Because “we must liberate the bosses so that we can unite the workers against them” reads like a cult leader imploring you to offer up whatever power you do have, in order that you might be free.

In any case, pursuing the deregulation of the industry during an age of growing wealth inequality, further slashes to women’s social security and, now, the social and economic uncertainty of Brexit, displays a failure to differentiate between what you would like to happen in principle (New Age-style prostitutional women’s collectives who share benefits) and what would happen in practice.

When you try to limply use only a superficially socialist viewfinder to locate the sex industry, you neither fully understand it, nor do you have the real answers to its problems.

Which is why often well-meaning defenders of prostitutes invariably find themselves stultified by a mentality of lacklustre libertarianism, despite all of their leftist posturing.

It is true that poverty and inequality are push factors into prostitution. Most poor women don’t become prostitutes, but almost all women who become prostitutes do so, at least in part, in a frantic attempt to escape the tedium of poorness.

The extent to which they may have suffered at the hands of sex or race-based oppression or violence and the extent to which women have limited financial options to escape penury work in tandem.

The options that women choose within the industry also function along this continuum.

In 2014 The Economist released a study that showed how a woman’s “elements” are indicative of her rental price, with athletic rather than skinny or obese, educated rather than uneducated and white rather than black women being able to request the highest fees — facets that to varying degrees relate to structural and historical forms of inequality.

It also demonstrated that a prostitute could charge more for more risky “services,” such as oral without a condom and simultaneous sex with multiple men.

It doesn’t take a genius to work out that women who are more vulnerable by virtue of their ethnicity or education may be market-pushed into putting themselves into more danger.
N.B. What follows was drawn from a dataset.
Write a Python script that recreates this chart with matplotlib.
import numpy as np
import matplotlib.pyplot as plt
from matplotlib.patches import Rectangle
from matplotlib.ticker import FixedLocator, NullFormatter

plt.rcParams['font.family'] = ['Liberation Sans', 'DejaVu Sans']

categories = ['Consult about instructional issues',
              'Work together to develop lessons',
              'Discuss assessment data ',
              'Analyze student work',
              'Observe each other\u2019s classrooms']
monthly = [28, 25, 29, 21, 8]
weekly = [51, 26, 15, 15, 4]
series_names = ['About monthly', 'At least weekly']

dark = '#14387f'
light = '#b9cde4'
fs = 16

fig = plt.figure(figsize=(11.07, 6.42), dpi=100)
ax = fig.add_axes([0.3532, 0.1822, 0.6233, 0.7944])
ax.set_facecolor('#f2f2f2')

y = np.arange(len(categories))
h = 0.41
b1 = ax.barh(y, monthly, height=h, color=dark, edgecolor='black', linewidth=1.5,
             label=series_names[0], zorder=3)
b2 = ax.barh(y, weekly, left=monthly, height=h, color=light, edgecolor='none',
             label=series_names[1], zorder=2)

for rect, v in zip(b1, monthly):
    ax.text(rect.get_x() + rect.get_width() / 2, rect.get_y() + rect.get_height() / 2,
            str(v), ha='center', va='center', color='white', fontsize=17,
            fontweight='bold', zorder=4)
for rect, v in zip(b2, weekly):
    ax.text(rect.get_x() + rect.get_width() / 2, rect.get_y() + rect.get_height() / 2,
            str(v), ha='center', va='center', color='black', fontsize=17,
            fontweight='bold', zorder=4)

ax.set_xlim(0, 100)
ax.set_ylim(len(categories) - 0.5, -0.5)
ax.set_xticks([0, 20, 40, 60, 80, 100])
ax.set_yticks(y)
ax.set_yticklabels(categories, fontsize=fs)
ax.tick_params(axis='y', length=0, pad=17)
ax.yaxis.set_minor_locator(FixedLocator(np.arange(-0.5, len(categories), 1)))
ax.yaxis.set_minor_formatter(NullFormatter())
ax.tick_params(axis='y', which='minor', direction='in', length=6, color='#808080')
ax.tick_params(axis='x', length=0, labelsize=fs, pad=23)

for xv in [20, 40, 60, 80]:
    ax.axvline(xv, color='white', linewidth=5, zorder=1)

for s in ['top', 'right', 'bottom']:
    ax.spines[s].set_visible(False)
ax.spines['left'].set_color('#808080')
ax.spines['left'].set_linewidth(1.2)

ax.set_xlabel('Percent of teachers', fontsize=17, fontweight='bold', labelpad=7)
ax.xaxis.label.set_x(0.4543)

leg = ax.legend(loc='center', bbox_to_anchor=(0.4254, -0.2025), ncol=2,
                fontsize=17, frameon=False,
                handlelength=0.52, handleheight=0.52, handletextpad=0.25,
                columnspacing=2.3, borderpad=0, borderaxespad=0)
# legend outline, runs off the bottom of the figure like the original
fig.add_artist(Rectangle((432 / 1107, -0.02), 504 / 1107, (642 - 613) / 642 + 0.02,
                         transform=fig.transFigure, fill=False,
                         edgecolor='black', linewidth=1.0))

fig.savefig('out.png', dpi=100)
Indeed uneducated women were more likely to see more men and work for longer hours.

Many socialists have argued that capitalism, in its thirsty bid for more profits, will commoditise more and more aspects of human life.
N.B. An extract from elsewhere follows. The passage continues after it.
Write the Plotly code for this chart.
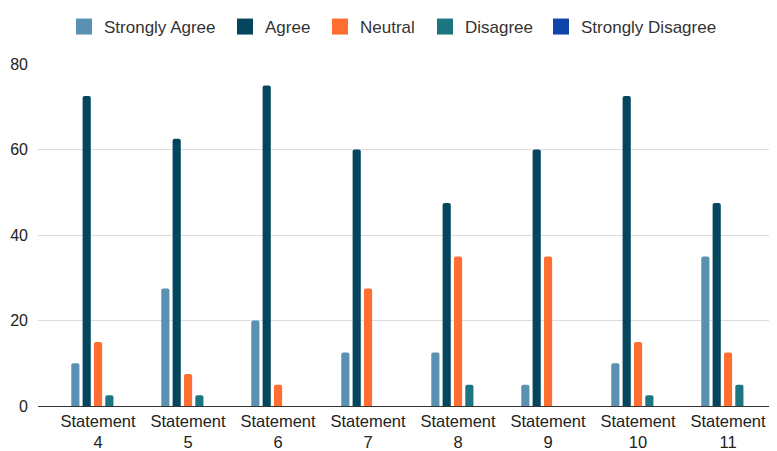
import plotly.graph_objects as go

categories = ["Statement<br>4", "Statement<br>5", "Statement<br>6", "Statement<br>7",
              "Statement<br>8", "Statement<br>9", "Statement<br>10", "Statement<br>11"]
strongly_agree = [10, 27.5, 20, 12.5, 12.5, 5, 10, 35]
agree = [72.5, 62.5, 75, 60, 47.5, 60, 72.5, 47.5]
neutral = [15, 7.5, 5, 27.5, 35, 35, 15, 12.5]
disagree = [2.5, 2.5, 0, 0, 5, 0, 2.5, 5]
strongly_disagree = [0, 0, 0, 0, 0, 0, 0, 0]
y_ticks = [0, 20, 40, 60, 80]

series_names = ["Strongly Agree", "Agree", "Neutral", "Disagree", "Strongly Disagree"]
series_values = [strongly_agree, agree, neutral, disagree, strongly_disagree]
series_colors = ["#5a90b1", "#05465f", "#ff6d31", "#1c7581", "#0f45a8"]
# left edge of each legend entry (px, figure coordinates)
legend_left = [56, 217, 312, 417, 533]

W, H = 769, 443  # page body has an 8px margin, so the figure sits at (8, 8)

fig = go.Figure()
for name, vals, col in zip(series_names, series_values, series_colors):
    fig.add_trace(go.Bar(x=categories, y=vals, name=name, showlegend=False,
                         legendgroup=name, marker=dict(color=col, line=dict(width=0))))

font = "Liberation Sans, Arial, sans-serif"
legend_layouts = {}
for i, (name, col) in enumerate(zip(series_names, series_colors)):
    key = "legend" if i == 0 else f"legend{i + 1}"
    fig.add_trace(go.Scatter(x=[None], y=[None], mode="markers", name=name, legendgroup=name,
                             legend=key, marker=dict(symbol="square", size=17, color=col)))
    legend_layouts[key] = dict(orientation="h", x=legend_left[i] / W, xanchor="left", xref="container",
                               y=1 - 19 / H, yanchor="middle", yref="container",
                               font=dict(size=17, color="#333333"), itemsizing="trace",
                               bgcolor="rgba(0,0,0,0)", borderwidth=0)

fig.update_layout(
    width=W, height=H,
    margin=dict(l=30, r=1, t=56, b=45, autoexpand=False),
    paper_bgcolor="white", plot_bgcolor="white",
    barmode="group", bargap=0.37, bargroupgap=0.28, barcornerradius=2,
    font=dict(family=font, size=16, color="#333333"),
    xaxis=dict(range=[-0.667, 7.533], showgrid=False, showline=True, linecolor="#333333",
               linewidth=1, ticks="", automargin=False, ticklabelstandoff=0,
               tickfont=dict(size=16.5, color="#222222")),
    yaxis=dict(range=[0, 80], tickvals=y_ticks, showgrid=True, gridcolor="#dcdcdc",
               zeroline=False, showline=False, ticks="", automargin=False,
               tickfont=dict(size=16, color="#222222"), ticklabelstandoff=9),
    **legend_layouts,
)
fig.write_html("out.html")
Yes, prostitution has an old history, but that does not mean we should allow the property developers or casino owners, who set up brothels post-legalisation, to give it a more meaty future.

We need to unearth the hypocrisy of those who use loosely progressive soundbites to support the industry’s growth, whether intentionally or through ignorance — because my socialist-feminism concerns itself with the majority of the most vulnerable and the most used, not the minority most greedy.

We must reclaim the narrative of social justice in relation to prostitution, from those with fickle, contentious or dubious aims because prostitution is indeed a socialist feminist issue.

  • Rae Story worked in prostitution for a decade.